Maeva Veerapen describes how she relates to her avatar Ninoo Nansen in a number of different ways: “Ninoo is an object for me but also possesses subjective qualities when she functions as a prosthesis,[or] phantom limb ...” (Maeva Veerapen, 2011 p.98). After the initial acclimatisation to the virtual world her avatar has at times become akin to a physical extension, in the same way that a tennis player might use a tennis racket, or it might also make her physically feel or sense as I did with the kick. Writing about her experiences when performing in Telematic Dreaming(1992), Susan Kozel describes similar feelings “Great care and concentration was required to make intricate web patterns with the finger of a stranger, or to cause one fleshy finger to meet up with one video finger... The occasions when the movement worked well felt very much like good contact improvisation: a hypnotic feeling of not knowing what is coming next but letting the strong flow of movement carry you onward. When the movement moved through us in this way, based on openness and trust, the distinction between which bodies were real and which were virtual became irrelevant.” (Kozel,S 2007 p.93-4) She also describes how when somebody elbowed her in the stomach she instinctively doubled over and on another occasion felt “little electric shocks pass through my body” (p.97) in response to a caress. On the occasion however when she was deliberately and violently attacked by two men she was able to mentally step back in an act of “self-preservation-a primordial reaction in a sophisticated technological context.”

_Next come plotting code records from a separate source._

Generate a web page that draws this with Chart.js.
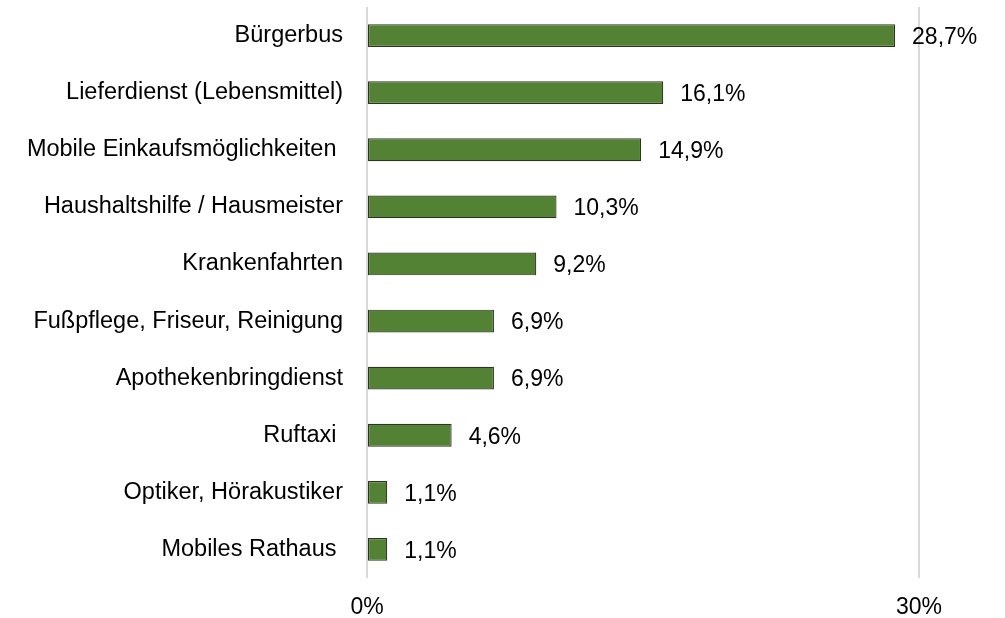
<!DOCTYPE html>
<html>
<head>
<meta charset="utf-8">
<script src="https://cdn.jsdelivr.net/npm/chart.js@4.4.1/dist/chart.umd.min.js"></script>
<style>
  html, body { margin: 0; padding: 0; background: #fff; }
  #wrap { width: 1005px; height: 618px; }
</style>
</head>
<body>
<div id="wrap"><canvas id="angebote"></canvas></div>
<script>
// Angebote (Anteil der Nennungen in %)
const categories = [
  'Bürgerbus',
  'Lieferdienst (Lebensmittel)',
  'Mobile Einkaufsmöglichkeiten ',
  'Haushaltshilfe / Hausmeister',
  'Krankenfahrten',
  'Fußpflege, Friseur, Reinigung',
  'Apothekenbringdienst',
  'Ruftaxi ',
  'Optiker, Hörakustiker',
  'Mobiles Rathaus '
];
const shares = [28.7, 16.1, 14.9, 10.3, 9.2, 6.9, 6.9, 4.6, 1.1, 1.1];
const tickValues = [0, 30];

const fontFamily = '"Liberation Sans", Arial, sans-serif';
const fontSize = 23;

// draws the value next to each bar
const valueLabels = {
  id: 'valueLabels',
  afterDatasetsDraw(chart) {
    const ctx = chart.ctx;
    const meta = chart.getDatasetMeta(0);
    ctx.save();
    ctx.font = fontSize + 'px ' + fontFamily;
    ctx.fillStyle = '#000';
    ctx.textAlign = 'left';
    ctx.textBaseline = 'middle';
    meta.data.forEach(function (bar, i) {
      const txt = shares[i].toFixed(1).replace('.', ',') + '%';
      ctx.fillText(txt, bar.x + 17, bar.y + 2);
    });
    ctx.restore();
  }
};

const ctx = document.getElementById('angebote').getContext('2d');
const chart = new Chart(ctx, {
  type: 'bar',
  data: {
    labels: categories,
    datasets: [{
      data: shares,
      backgroundColor: '#548235',
      borderColor: '#2a3620',
      borderWidth: 1.2,
      borderSkipped: false,
      barPercentage: 0.8,
      categoryPercentage: 0.5
    }]
  },
  options: {
    indexAxis: 'y',
    responsive: true,
    maintainAspectRatio: false,
    animation: false,
    layout: { padding: { top: 7, right: 86, bottom: 0, left: 0 } },
    plugins: {
      legend: { display: false },
      tooltip: { enabled: false }
    },
    scales: {
      x: {
        min: 0,
        max: 30,
        afterBuildTicks(scale) {
          scale.ticks = tickValues.map(v => ({ value: v }));
        },
        afterFit(scale) {
          scale.height = 40;
          scale.paddingLeft = 0;
          scale.paddingRight = 0;
        },
        grid: { color: '#d9d9d9', lineWidth: 2, drawTicks: false },
        border: { display: false },
        ticks: {
          padding: 16,
          color: '#000',
          font: { family: fontFamily, size: fontSize },
          callback: v => v + '%'
        }
      },
      y: {
        afterFit(scale) {
          scale.width = 367;
          scale.paddingTop = 0;
          scale.paddingBottom = 0;
        },
        grid: { display: false },
        border: { display: false },
        ticks: {
          padding: 16,
          color: '#000',
          autoSkip: false,
          font: { family: fontFamily, size: 23.5 }
        }
      }
    }
  },
  plugins: [valueLabels]
});
</script>
</body>
</html>
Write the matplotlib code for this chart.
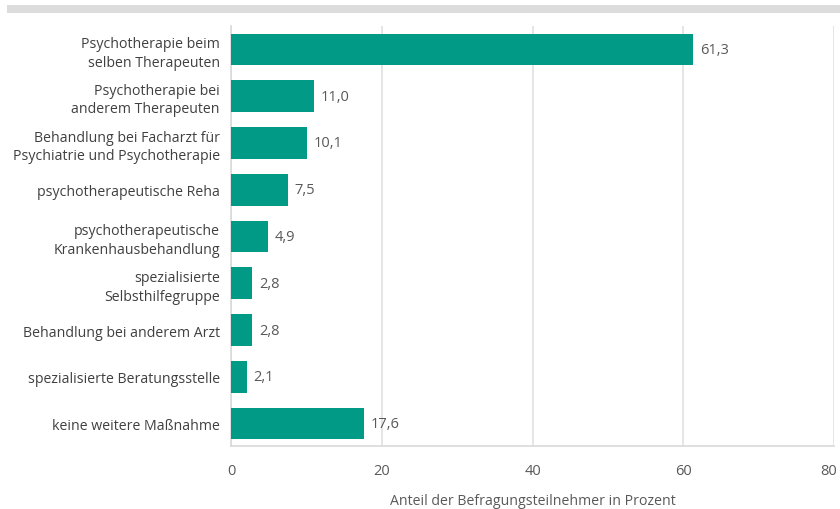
import matplotlib
matplotlib.use("Agg")
import matplotlib.pyplot as plt
from matplotlib.patches import Rectangle
import matplotlib.transforms as mtransforms

categories = [
    "Psychotherapie beim\nselben Therapeuten",
    "Psychotherapie bei\nanderem Therapeuten",
    "Behandlung bei Facharzt für\nPsychiatrie und Psychotherapie",
    "psychotherapeutische Reha",
    "psychotherapeutische\nKrankenhausbehandlung",
    "spezialisierte\nSelbsthilfegruppe",
    "Behandlung bei anderem Arzt",
    "spezialisierte Beratungsstelle",
    "keine weitere Maßnahme",
]
values = [61.3, 11.0, 10.1, 7.5, 4.9, 2.8, 2.8, 2.1, 17.6]
xticks = [0, 20, 40, 60, 80]
xlabel = "Anteil der Befragungsteilnehmer in Prozent"

plt.rcParams['font.family'] = ['Open Sans', 'DejaVu Sans']

fig = plt.figure(figsize=(8.4, 5.1), dpi=100)
ax = fig.add_axes([0.275, 0.1235, 0.718, 0.8235])

# top grey band
fig.add_artist(Rectangle((7/840, 1-14/510), 1-7/840, 8/510, transform=fig.transFigure,
                         facecolor="#dcdcdc", edgecolor="none"))

color = "#009a87"
ypos = list(range(len(categories)))
ax.barh(ypos, values, height=0.68, color=color, zorder=3)
for y, v in zip(ypos, values):
    ax.text(v + 0.9, y, f"{v:.1f}".replace(".", ","), va="center", ha="left",
            fontsize=10.5, color="#595959")

ax.set_ylim(len(categories) - 0.52, -0.5)
ax.set_xlim(0, 80)
ax.set_xticks(xticks)
ax.set_xticklabels([str(t) for t in xticks], fontsize=10.5, color="#595959")
ax.set_yticks(ypos)
ax.set_yticklabels(categories, fontsize=10.2, color="#404040", linespacing=1.3)
ax.tick_params(axis="both", length=0, pad=8)
ax.tick_params(axis="x", pad=12)
# nudge the last tick label so it stays inside the figure
lbls = ax.get_xticklabels()
off = mtransforms.ScaledTranslation(-5/100, 0, fig.dpi_scale_trans)
lbls[-1].set_transform(lbls[-1].get_transform() + off)
ax.grid(axis="x", color="#e0e0e0", linewidth=1.2, zorder=0)
for s in ["top", "right"]:
    ax.spines[s].set_visible(False)
for s in ["left", "bottom"]:
    ax.spines[s].set_color("#d9d9d9")
    ax.spines[s].set_linewidth(1.2)
ax.set_xlabel(xlabel, fontsize=10.2, color="#595959", labelpad=11)

fig.savefig("out.png", dpi=100)
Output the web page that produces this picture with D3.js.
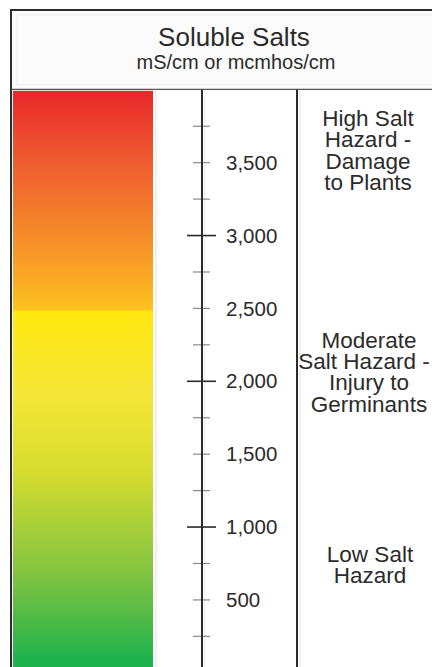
<!DOCTYPE html>
<html>
<head>
<meta charset="utf-8">
<script src="https://cdn.jsdelivr.net/npm/d3@7/dist/d3.min.js"></script>
<style>
  html, body { margin: 0; padding: 0; background: #ffffff; }
  svg { display: block; }
  text { font-family: "Liberation Sans", Arial, Helvetica, sans-serif; fill: #2b2b2b; }
</style>
</head>
<body>
<svg id="chart" width="432" height="667"></svg>
<script>
// Conductivity scale, mS/cm or mcmhos/cm
const scaleDomain = [0, 4000];
const majorTicks = [1000, 2000, 3000];
const minorTicks = [250, 500, 750, 1250, 1500, 1750, 2250, 2500, 2750, 3250, 3500, 3750];
const labelTicks = [500, 1000, 1500, 2000, 2500, 3000, 3500];

// Colour ramp along the scale (value, colour)
const rampValues = [4000, 3980, 3530, 3080, 2740, 2490, 2480, 1940, 1380, 1040, 700, 350, 100, 0];
const rampColors = ["#e8272a", "#e8282a", "#ee5a30", "#f4842a", "#f9a626", "#fcc31e", "#ffe80f",
                    "#f6e737", "#d6dd30", "#acd039", "#84c541", "#4cb947", "#1fb34d", "#1db34e"];

// Hazard notes in the right-hand column
const highLines = ["High Salt", "Hazard -", "Damage", "to Plants"];
const moderateLines = ["Moderate", "Salt Hazard -", "Injury to", "Germinants"];
const lowLines = ["Low Salt", "Hazard"];

const titleText = "Soluble Salts";
const unitText = "mS/cm or mcmhos/cm";

const svg = d3.select("#chart");
const W = 432, H = 667;

const y = d3.scaleLinear().domain(scaleDomain).range([672.8, 89.8]);

const frameLeft = 11, frameTop = 10;
const barLeft = 13, barRight = 153;
const axisX = 202;
const dividerX = 297;

// gradient definition
const defs = svg.append("defs");
const grad = defs.append("linearGradient")
  .attr("id", "saltRamp")
  .attr("gradientUnits", "userSpaceOnUse")
  .attr("x1", 0).attr("x2", 0)
  .attr("y1", y(scaleDomain[1])).attr("y2", y(scaleDomain[0]));
rampValues.forEach((v, i) => {
  grad.append("stop")
    .attr("offset", (scaleDomain[1] - v) / (scaleDomain[1] - scaleDomain[0]))
    .attr("stop-color", rampColors[i]);
});

// header panel
svg.append("rect")
  .attr("x", frameLeft).attr("y", frameTop)
  .attr("width", W + 40).attr("height", y(scaleDomain[1]) - frameTop)
  .attr("fill", "#fbfbfb")
  .attr("stroke", "#2b2b2b").attr("stroke-width", 2);
svg.append("rect")
  .attr("x", frameLeft + 6).attr("y", frameTop + 5)
  .attr("width", W + 20).attr("height", y(scaleDomain[1]) - frameTop - 10)
  .attr("fill", "none")
  .attr("stroke", "#ececec").attr("stroke-width", 1);

svg.append("text")
  .attr("x", 234).attr("y", 46)
  .attr("text-anchor", "middle")
  .style("font-size", "26px")
  .text(titleText);
svg.append("text")
  .attr("x", 236).attr("y", 69)
  .attr("text-anchor", "middle")
  .style("font-size", "20px")
  .text(unitText);

// body background
svg.append("rect")
  .attr("x", frameLeft).attr("y", y(scaleDomain[1]))
  .attr("width", W).attr("height", H - y(scaleDomain[1]))
  .attr("fill", "#ffffff");

// colour bar
svg.append("rect")
  .attr("x", barLeft)
  .attr("y", y(scaleDomain[1]) + 1)
  .attr("width", barRight - barLeft)
  .attr("height", y(scaleDomain[0]) - y(scaleDomain[1]))
  .attr("fill", "url(#saltRamp)");

// faint column guides
[156, 300].forEach(x => {
  svg.append("line")
    .attr("x1", x).attr("x2", x)
    .attr("y1", y(scaleDomain[1])).attr("y2", H)
    .attr("stroke", "#e2e2e2").attr("stroke-width", 1);
});
svg.append("line")
  .attr("x1", axisX + 3).attr("x2", axisX + 3)
  .attr("y1", y(scaleDomain[1])).attr("y2", H)
  .attr("stroke", "#ededed").attr("stroke-width", 1);

// frame lines in the body
svg.append("line")
  .attr("x1", frameLeft).attr("x2", frameLeft)
  .attr("y1", y(scaleDomain[1])).attr("y2", H)
  .attr("stroke", "#2b2b2b").attr("stroke-width", 2);
svg.append("line")
  .attr("x1", dividerX).attr("x2", dividerX)
  .attr("y1", y(scaleDomain[1])).attr("y2", H)
  .attr("stroke", "#2b2b2b").attr("stroke-width", 2);

// minor ticks
svg.append("g")
  .selectAll("line")
  .data(minorTicks)
  .join("line")
  .attr("x1", axisX - 9).attr("x2", axisX + 8)
  .attr("y1", d => y(d)).attr("y2", d => y(d))
  .attr("stroke", "#8a8a8a").attr("stroke-width", 1.2);

// major ticks
svg.append("g")
  .selectAll("line")
  .data(majorTicks)
  .join("line")
  .attr("x1", axisX - 15).attr("x2", axisX + 14)
  .attr("y1", d => y(d)).attr("y2", d => y(d))
  .attr("stroke", "#2b2b2b").attr("stroke-width", 1.6);

// axis spine
svg.append("line")
  .attr("x1", axisX).attr("x2", axisX)
  .attr("y1", y(scaleDomain[1])).attr("y2", H)
  .attr("stroke", "#2b2b2b").attr("stroke-width", 2);

// tick labels
const fmt = d3.format(",");
svg.append("g")
  .selectAll("text")
  .data(labelTicks)
  .join("text")
  .attr("x", 226)
  .attr("y", d => y(d))
  .attr("dy", "0.35em")
  .style("font-size", "20.5px")
  .text(d => fmt(d));

// hazard notes
function noteBlock(lines, cx, firstBaseline, step, offsets) {
  const t = svg.append("text")
    .attr("text-anchor", "middle")
    .style("font-size", "22.5px");
  lines.forEach((line, i) => {
    t.append("tspan")
      .attr("x", cx + (offsets ? offsets[i] : 0))
      .attr("y", firstBaseline + i * step)
      .text(line);
  });
}
noteBlock(highLines, 368, 126, 21.4);
noteBlock(moderateLines, 369, 347.5, 21.4, [0, -5, 0, 0]);
noteBlock(lowLines, 370, 562, 21.4);
</script>
</body>
</html>
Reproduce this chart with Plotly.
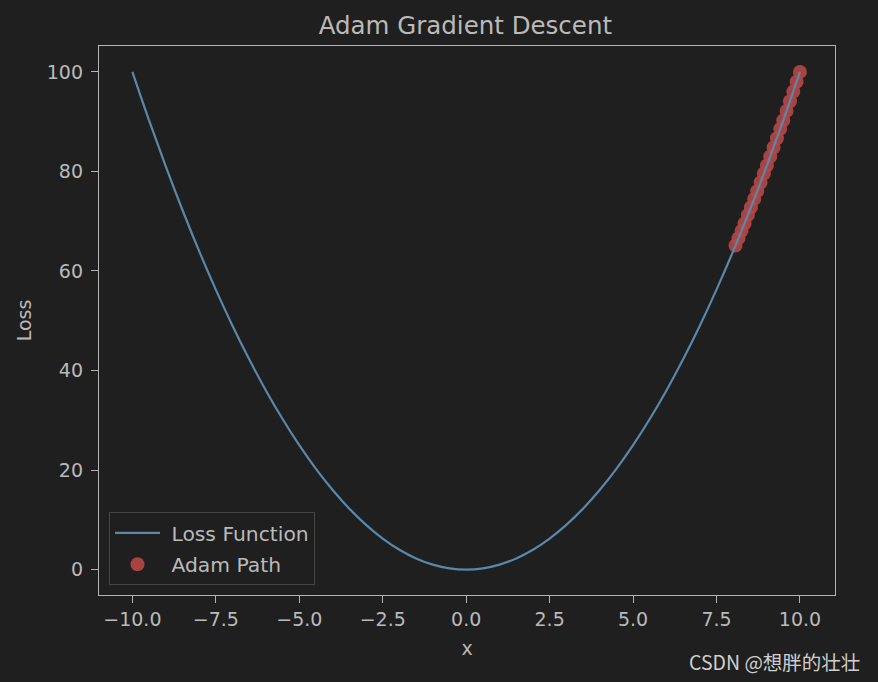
import plotly.graph_objects as go

# Loss curve samples (x, loss)
curve_x = [-10.0, -9.5, -9.0, -8.5, -8.0, -7.5, -7.0, -6.5, -6.0, -5.5, -5.0, -4.5, -4.0, -3.5, -3.0,
           -2.5, -2.0, -1.5, -1.0, -0.5, 0.0, 0.5, 1.0, 1.5, 2.0, 2.5, 3.0, 3.5, 4.0, 4.5, 5.0,
           5.5, 6.0, 6.5, 7.0, 7.5, 8.0, 8.5, 9.0, 9.5, 10.0]
curve_y = [100.0, 90.25, 81.0, 72.25, 64.0, 56.25, 49.0, 42.25, 36.0, 30.25, 25.0, 20.25, 16.0, 12.25, 9.0,
           6.25, 4.0, 2.25, 1.0, 0.25, 0.0, 0.25, 1.0, 2.25, 4.0, 6.25, 9.0, 12.25, 16.0, 20.25, 25.0,
           30.25, 36.0, 42.25, 49.0, 56.25, 64.0, 72.25, 81.0, 90.25, 100.0]

# Adam path points
path_x = [10.0, 9.9, 9.8, 9.70, 9.60, 9.50, 9.41, 9.31, 9.21, 9.11, 9.01,
          8.92, 8.82, 8.72, 8.63, 8.53, 8.44, 8.34, 8.25, 8.16, 8.07]
path_y = [100.0, 98.01, 96.04, 94.09, 92.16, 90.25, 88.55, 86.68, 84.82, 82.99, 81.18,
          79.57, 77.79, 76.04, 74.48, 72.76, 71.23, 69.56, 68.06, 66.59, 65.12]

x_ticks = [-10.0, -7.5, -5.0, -2.5, 0.0, 2.5, 5.0, 7.5, 10.0]
y_ticks = [0, 20, 40, 60, 80, 100]

BG = "#1f1f1f"
TXT = "#bababa"
FRAME = "#b4b4b4"
FONT = "DejaVu Sans"
FS = 19

fig = go.Figure()
# scatter drawn first so the line sits on top (as in the reference)
fig.add_trace(go.Scatter(x=path_x, y=path_y, mode="markers", name="\u00a0Adam Path", legendrank=2,
                         legendgroup="b",
                         marker=dict(color="rgba(178,70,70,0.92)", size=14, line=dict(width=0))))
fig.add_trace(go.Scatter(x=curve_x, y=curve_y, mode="lines", name="\u00a0Loss Function", legendrank=1,
                         legendgroup="a",
                         line=dict(color="#5a87aa", width=2.2, shape="spline")))

axis_common = dict(showgrid=False, zeroline=False, showline=True, linecolor=FRAME, linewidth=1.3,
                   mirror=True, ticks="outside", ticklen=7, tickwidth=1.3, tickcolor=FRAME,
                   tickfont=dict(family=FONT, size=FS, color=TXT))

fig.update_layout(
    width=878, height=682,
    paper_bgcolor=BG, plot_bgcolor=BG,
    margin=dict(l=99, r=43, t=46, b=87),
    font=dict(family=FONT, color=TXT),
    title=dict(text="Adam Gradient Descent", x=0.530, xanchor="center", y=0.9633, yanchor="middle",
               font=dict(family=FONT, size=24.5, color=TXT)),
    xaxis=dict(range=[-11, 11.05], tickvals=x_ticks, tickformat=".1f",
               title=dict(text="x", font=dict(family=FONT, size=FS, color=TXT), standoff=12),
               **axis_common),
    yaxis=dict(range=[-5.1, 105.2], tickvals=y_ticks, ticklabelstandoff=4,
               title=dict(text="Loss", font=dict(family=FONT, size=FS, color=TXT), standoff=10),
               **axis_common),
    legend=dict(x=0.0136, y=0.018, xanchor="left", yanchor="bottom", bgcolor=BG,
                bordercolor="#454545", borderwidth=1,
                font=dict(family=FONT, size=20.3, color=TXT), itemwidth=45,
                traceorder="grouped", tracegroupgap=2),
    showlegend=True,
)

fig.add_annotation(text="CSDN @想胖的壮壮", xref="paper", yref="paper", x=1.0367, y=-0.122,
                   xanchor="right", yanchor="middle", showarrow=False,
                   font=dict(family="Noto Sans CJK SC", size=19.5, color="#d0d0d0"))

fig.write_html("out.html", config={"displayModeBar": False},
               post_script="document.body.style.margin='0';document.body.style.background='#1f1f1f';")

The work I am discussing in this chapter is about the use of avatars in a virtual world for performance, simultaneously performing with physical people in the physical world. I will also look at the historical precedents for mixing realities in theatre and film, as it is these technological devices that I have particularly focused on in performances. I also cover how the liminal space between reality and fiction/ performer and audience is a constant theme in art and performance and one which constantly fascinates audiences and creators. As a practitioner I have been drawn to this area for exploration.

This blending of the real and the virtual could be seen as a form of telepresence, often, though not always, the performers animating the avatars could be completely remote, distance-wise from the physical action, but even when they are physically located in the same space the blended performance is mediated through a third combined space, usually a projection screen. Indeed, where there is a sense of connectedness or embodiment between a person and an avatar, any foray into a virtual world could be seen as telepresence.

“Telepresence as a term was first used by Marvin Minsky in 1980 to describe the experience of the operator of remotely located devices. ... the term telepresence has since been adopted (and continuously redefined) by many researchers concerned with the experience of interacting remotely”(Kuksa and Childs, 2014). I use it as a term to describe the act of feeling present at a remote location via some form of technological mediation or feeling or sensing the presence of others by the same means. This could be as commonplace as a telephone or Skype conversation through to more complicated, bespoke, set ups in galleries or theatres.